Comparing 80 bit floats in FASM with given accuracy

I am writing a program that calculates Pi using the Nilakantha Series in a loop with an accuracy of at least 0.05%. The exit condition for this loop should be when the current calculated value res and the previously calculated value prev fit |res - prev| <= 0.0005. I’ve read up on some floating point comparisons in FASM, but still don’t exactly understand how it works. Currently the program just executes infinitely, never exiting the loop. During debugging I've seen floats often turn into 1.#IND00, which is supposed to be a NaN. How do I write an accurate comparison?

format PE console
entry start

include 'win32a.inc'


section '.code' code readable executable
; 3 + 4/(2*3*4) - 4 / (4*5*6) + 4/(6*7*8) - ...
start:
FINIT
piLoop:

; calculating denominator of fraction that will be added: x1*x2*x3
FLD [denominator]
FMUL [zero]
FADD [x1]
FMUL [x2]
FMUL [x3]
FSTP [denominator]

; changing denominator product values for next loop: x1 +=2, x2 += 2, x3 += 2
FLD [x1]
FADD [stepValue]
FSTP [x1]
FLD [x2]
FADD [stepValue]
FSTP [x2]
FLD [x3]
FADD [stepValue]
FSTP [x3]

;calculating numerator: multiplying numerator by -1
FLD [numerator]
FMUL [sign]
FSTP [numerator]

; calculating fraction: +-4 / (x1 * x2 * x3)
FLD [numerator]
FDIV [denominator]
FSTP [fraction]

; adding calculated fraction to our answer
FLD [res]
FADD [fraction]
FSTP [res]

; the comparison part, incorrect?
FLD [res]
FSUB [prev]
FABS
FCOM [accuracy]
FSTSW AX
SAHF

add [i], 1


; prev = res
FLD [res]
FSTP [prev]
jb endMet
jmp piLoop
endMet:

invoke printf, steps_string, [i]

invoke getch
invoke ExitProcess, 0

section '.data' data readable writable
steps_string db "Calculation completed. The Nilakantha Series took %d steps.",10,0
pi_string db "accurate pi = %lf, calculated pi = %lf", 10, 0


res dq 3.0
x1 dq 2.0
x2 dq 3.0
x3 dq 4.0
stepValue dq 2.0
fraction dq 0.0
numerator dq -4.0
denominator dq 0.0
sign dq -1.0
zero dq 0.0
N dd 20
i dd 0
accuracy dq 0.0005
calc dq ?
prev dq 3.0

section '.idata' import data readable
library kernel, 'kernel32.dll',\
        msvcrt, 'msvcrt.dll',\
        user32,'USER32.DLL'

include 'api\user32.inc'
include 'api\kernel32.inc'
import kernel,\
       ExitProcess, 'ExitProcess',\
       HeapCreate,'HeapCreate',\
       HeapAlloc,'HeapAlloc'
include 'api\kernel32.inc'
import msvcrt,\
       printf, 'printf',\
       sprintf, 'sprintf',\
       scanf, 'scanf',\
       getch, '_getch'

Solution

(Just expanding on my comment, so that this gets an answer.)

For background: the complicated sequence of instructions for floating-point compares comes from the fact that early x86 CPUs didn't have the FPU on-board; it was an optional separate chip, and its ability to interact with the CPU was limited.
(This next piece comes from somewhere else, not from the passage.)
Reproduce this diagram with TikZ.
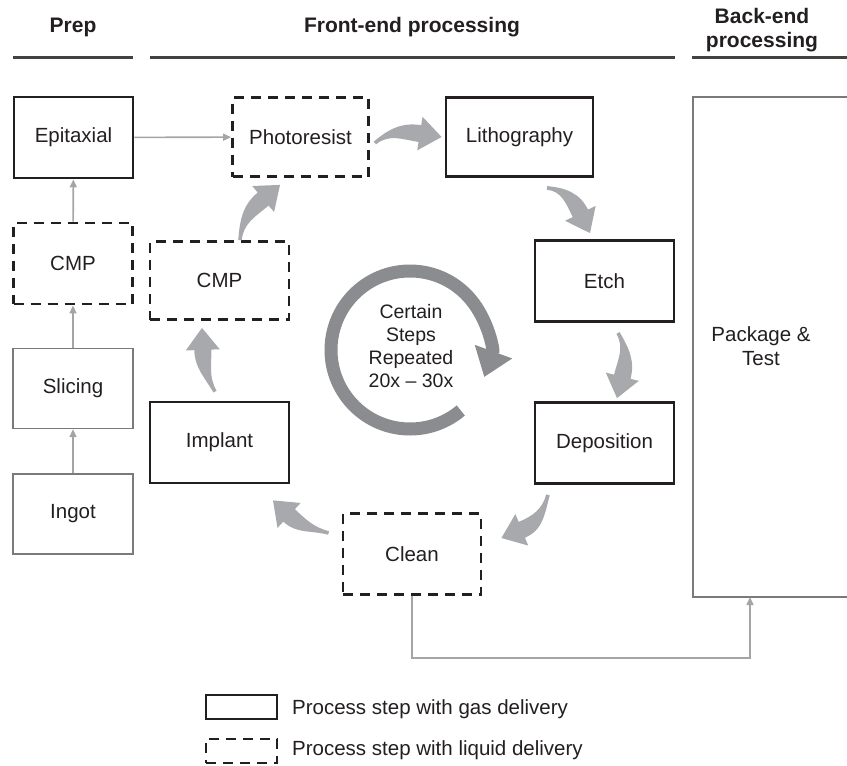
\documentclass[tikz,border=0pt]{standalone}
\usepackage{fontspec}
\setmainfont{Liberation Sans}
\usetikzlibrary{arrows.meta,calc}
\definecolor{boxblack}{HTML}{231F20}
\definecolor{fatgray}{HTML}{A7A9AC}
\definecolor{ringgray}{HTML}{8A8C8F}
\definecolor{thingray}{HTML}{A5A5A5}
\definecolor{boxgray}{HTML}{7A7A7A}
% tapered curved arrow: tail, tip, out angle, in angle
\newcommand{\fatarrow}[4]{%
  \fill[fatgray] ($#1+({#3+90}:1.8)$) to[out=#3,in=#4]
    ($#2+(#4:22)+({#4-90}:8.5)$) -- ($#2+(#4:22)+({#4-90}:17)$) -- #2 --
    ($#2+(#4:22)+({#4+90}:17)$) -- ($#2+(#4:22)+({#4+90}:8.5)$)
    to[out=#4,in=#3] ($#1+({#3-90}:1.8)$) -- cycle;}
\begin{document}
\begin{tikzpicture}[x=1pt,y=1pt,
  every node/.style={font=\fontsize{20.5}{24}\selectfont, text=boxblack, inner sep=0pt},
  gasbox/.style={draw=boxblack, line width=2.8pt, minimum width=139pt, minimum height=81pt},
  liqbox/.style={draw=boxblack, line width=2.8pt, dash pattern=on 10pt off 7pt, minimum width=139pt, minimum height=81pt},
  plainbox/.style={draw=boxgray, line width=1.3pt, minimum width=120pt, minimum height=80pt},
  header/.style={font=\fontsize{21}{24}\selectfont\bfseries, align=center},
  thinarrow/.style={draw=thingray, line width=1.6pt, -{Triangle[length=8pt,width=7pt]}},
  hline/.style={draw=boxblack!85, line width=2.2pt},
]
\useasboundingbox (0,0) rectangle (847,-766);

% headers
\node[header, anchor=base] (hprep) at (73,-32) {Prep};
\node[header, anchor=base] (hfront) at (412,-32) {Front-end processing};
\node[header] (hback) at (762,-30.6) {Back-end\\processing};
\draw[hline] (13,-57.5) -- (133,-57.5);
\draw[hline] (150,-57.5) -- (675,-57.5);
\draw[hline] (692,-57.5) -- (847,-57.5);

% prep column
\node[gasbox, minimum width=119pt] (epi) at (73.5,-137.5) {Epitaxial};
\node[liqbox, minimum width=119pt] (cmpp) at (73,-263.5) {CMP};
\node[plainbox] (slicing) at (73,-388.5) {Slicing};
\node[plainbox] (ingot) at (73,-514) {Ingot};

% front-end loop
\node[liqbox, minimum width=136pt, minimum height=79pt] (photo) at (300.5,-137) {Photoresist};
\node[gasbox, minimum width=147pt, minimum height=79pt] (litho) at (519.5,-137) {Lithography};
\node[gasbox] (etch) at (604.5,-281) {Etch};
\node[gasbox] (depo) at (604.5,-443) {Deposition};
\node[liqbox, minimum width=138pt] (clean) at (412,-554) {Clean};
\node[gasbox] (implant) at (219.5,-442.5) {Implant};
\node[liqbox, minimum height=78pt] (cmpf) at (219.5,-280.5) {CMP};

% back-end
\node[draw=boxgray, line width=1.3pt, outer sep=0pt, anchor=north west,
      minimum width=200pt, minimum height=500pt] (pkgbox) at (693,-97) {};
\node[align=center] (pkg) at (761,-346) {Package \&\\Test};

% thin connectors
\draw[thinarrow] (ingot) -- (slicing);
\draw[thinarrow] (slicing) -- (cmpp);
\draw[thinarrow] (cmpp) -- (epi);
\draw[thinarrow] (epi) -- (photo);
\coordinate (pkgin) at ($(pkgbox.south west)+(57,0)$);
\draw[thinarrow] (clean.south) |- ($(pkgin)+(0,-61)$) -- (pkgin);

% tapered process-flow arrows
\coordinate (t1) at ($(photo.east)+(5,-6)$);     \coordinate (h1) at ($(litho.west)+(-3,0)$);
\coordinate (t2) at ($(litho.south)+(27.5,-10)$); \coordinate (h2) at ($(etch.north)+(-14.5,6)$);
\coordinate (t3) at ($(etch.south)+(13.5,-10)$);  \coordinate (h3) at ($(depo.north)+(12.5,3)$);
\coordinate (t4) at ($(depo.south)+(-56.5,-10)$); \coordinate (h4) at ($(clean.east)+(19,16)$);
\coordinate (t5) at ($(clean.west)+(-13,21)$);    \coordinate (h5) at ($(implant.south)+(53.5,-16)$);
\coordinate (t6) at ($(implant.north)+(-4.5,9)$); \coordinate (h6) at ($(cmpf.south)+(-17.5,-7)$);
\coordinate (t7) at ($(cmpf.north)+(20.5,0)$);    \coordinate (h7) at ($(photo.south)+(-20.5,-7)$);
\fatarrow{(t1)}{(h1)}{40}{171}
\fatarrow{(t2)}{(h2)}{-5}{116}
\fatarrow{(t3)}{(h3)}{-60}{76}
\fatarrow{(t4)}{(h4)}{-105}{22}
\fatarrow{(t5)}{(h5)}{165}{-43}
\fatarrow{(t6)}{(h6)}{120}{-88}
\fatarrow{(t7)}{(h7)}{85}{220}

% repeat cycle
\node[align=center, font=\fontsize{19.5}{23.3}\selectfont] (rep) at (411,-346)
  {Certain\\Steps\\Repeated\\20x – 30x};
\coordinate (ringc) at (410,-350);
\draw[ringgray, line width=13pt, -{Triangle[length=27pt,width=38pt]}]
  ($(ringc)+(-50:79)$) arc[start angle=-50, end angle=-380, radius=79];

% legend
\node[gasbox, line width=2.4pt, minimum width=71pt, minimum height=24pt] (lg1) at (241.5,-707) {};
\node[liqbox, line width=2.4pt, minimum width=71pt, minimum height=24pt] (lg2) at (241.5,-751) {};
\node[anchor=base west] (lt1) at (292,-714) {Process step with gas delivery};
\node[anchor=base west] (lt2) at (292,-755) {Process step with liquid delivery};
\end{tikzpicture}
\end{document}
So the FCOM instruction couldn't set the CPU's FLAGS register directly. Instead, it sets the floating point status word, which was internal to the floating-point coprocessor. The FSTSW instruction could be used to get the status word from the coprocessor and load it into a general-purpose CPU register, and then SAHF would get the appropriate bits of AH and write them to FLAGS.

After all this, you finally get the FLAGS set to indicate the result of the comparison, and the bits of the status word are laid out so as to set FLAGS the same way as for an integer comparison: ZF will be set if the numbers were equal, CF if the difference was strictly negative, and so on. So you can now use conditional jumps like ja, jb, etc, just as you would for unsigned integer comparisons. Note that PF=1 implies the comparison was unordered (at least one operand was NaN), so you need to check that first.

(PPro added FCOMI which sets EFLAGS from the FP compare the same way fcom/fstsw/sahf does, avoiding the extra instructions. See also Why do x86 FP compares set CF like unsigned integers, instead of using signed conditions?)

However, your code has add [i], 1 in between, and like most x86 arithmetic instructions, it sets FLAGS based on the result. So your carefully retrieved FLAGS are overwritten, and the jb a couple lines down is based on the result of the add instead of the FCOM. Thus you need to rearrange those.

For example, do add before SAHF. Or before fcomi.